In order to prevent Bedford from making any sequel voyages into space, HG Wells, in a fashion I can only describe as ghoulish, has a small boy discover the space sphere after Bedford lands on Earth and crawls away from it, and stepping innocently or mischievously inside, the nameless boy accidentally closes the antigravity shutters, and is thrown into space to die of starvation or strangulation, weeping and screaming, weightless as in an endless fall down a bottomless pit, with no body for his searching parents to discover. Bedford never tells the parents, or the police, the fate of the missing boy. The moral atmosphere thus portrayed is one of utterly appalling inhumanity, almost akin to a horror story: two men voyage to the Moon and one of them is captured, cross examined, and killed by bugs. The other returns to earth and looses his space machine when it accidentally kills a child. I submit that if this is a proper moral and metaphysical backdrop for a science fiction story, the awe and wonder and fundamentally positive view portrayed in Lewis’ writings are just as good a backdrop, and, for anyone aside from disaffected adolescents, considerably more edifying.

CHILDHOOD’S END is written as a rebuttal to Lewis, as if to prove that the scientific progress of the human race could lead to spiritual development. I do not propose that this was any conscious intent of Arthur C Clark: I merely point out that the two books treat with the same theme from opposite directions. In CHILDHOOD’S END space aliens of immense superiority, who just so happen to look like cartoon devils, arrive on earth, impose a benevolent tyranny to prevent wars and cruelty to animals, in hopes that the next generation of men will be a more evolved species, have psychic powers, be too intelligent for men to understand.

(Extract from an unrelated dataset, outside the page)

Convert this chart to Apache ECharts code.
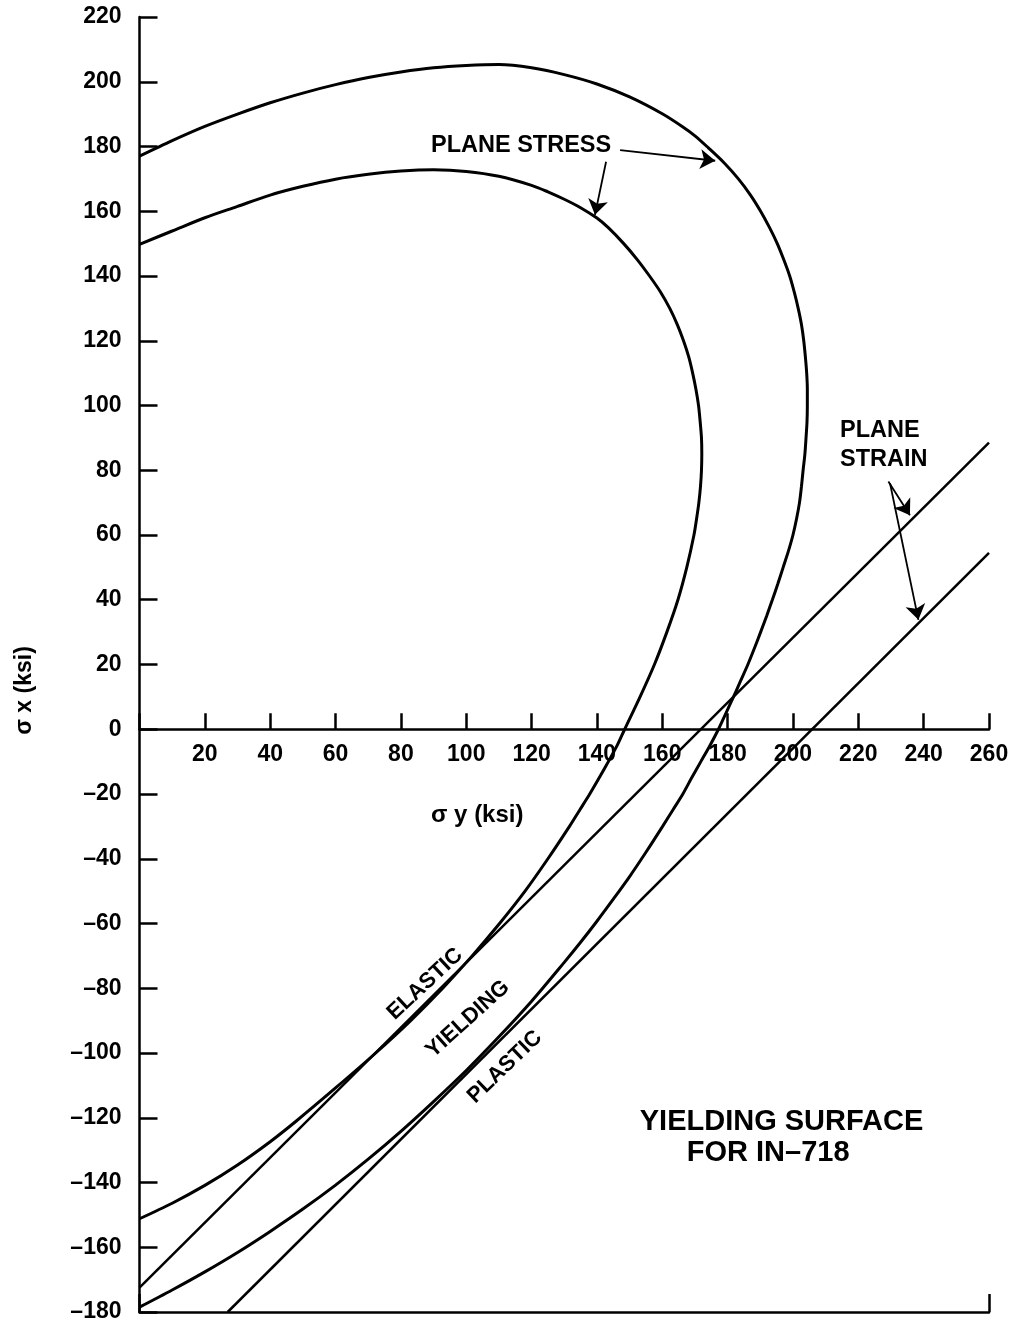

And so it proves: mankind withers under the psychologically inescapable burden of realizing that all religions are false and that their children are nonhuman; they cease to reproduce, and politely step aside into Darwinian extinction to allow the Homo Superiors elbow room. (Magneto would have been pleased with their graciousness.) The superchildren then dissolve the Earth into nothingness, and achieve a oneness with a Cosmic Overmind which is as near to the Gnostic myths of a return to the Pleorma as science fiction can imagine. The pure intellectuals, or, to be blunt, invisible angels into which the children of men evolve go flittering away among the stars and dance on the head of a pin. There is no doctrine of the resurrection of the body in Arthur C Clarke’s book.

Those who argue that the eldil and Oyarsa of CS Lewis are nothing but angels and archangels, and, as such, put his writing outside the scope of science fiction, I will only nod toward the writing of Olaf Stapledon, who has not angels but God Almighty as a character in his book STARMAKER, and toward the Organians of STAR TREK and the Cosmic Overmind of CHILDHOOD’S END, or countless other beings made of energy or pure thought who people the worlds of science fiction in countless swarms, to make that assertion absurd.

The whole point of Lewis’ depiction of the Eldil is to find a being of greater power than man, made of no substance he recognizes, which does not clearly fit into the category of either myth or science, categories Lewis in writings both fiction and nonfiction wonders may be arbitrary (or at least earthly rather than universal). Lewis treats with the angels in the same way science fiction authors treat anything: as a speculation. He wonders what the superior beings would look like if encountered in outer space, or, rather, in Deep Heaven.

In other words, I would turn the same argument on its head: the fact that in a science fiction story by CS Lewis he puts Angels on Mars no more disinherits the book from the classification of science fiction than numberless other authors putting Men on Mars.

In sum, CS Lewis is not merely a good science fiction writer, as his speculations and imaginations of voyages through space and life on other worlds show. He demonstrates a poetical command of the language, an ability to provoke hauntingly striking images and ideas, an ability to portray personality and humor, and he shows a concern for deeper themes than typical for the genre: and this makes him not merely a good craftsman at his craft, but great.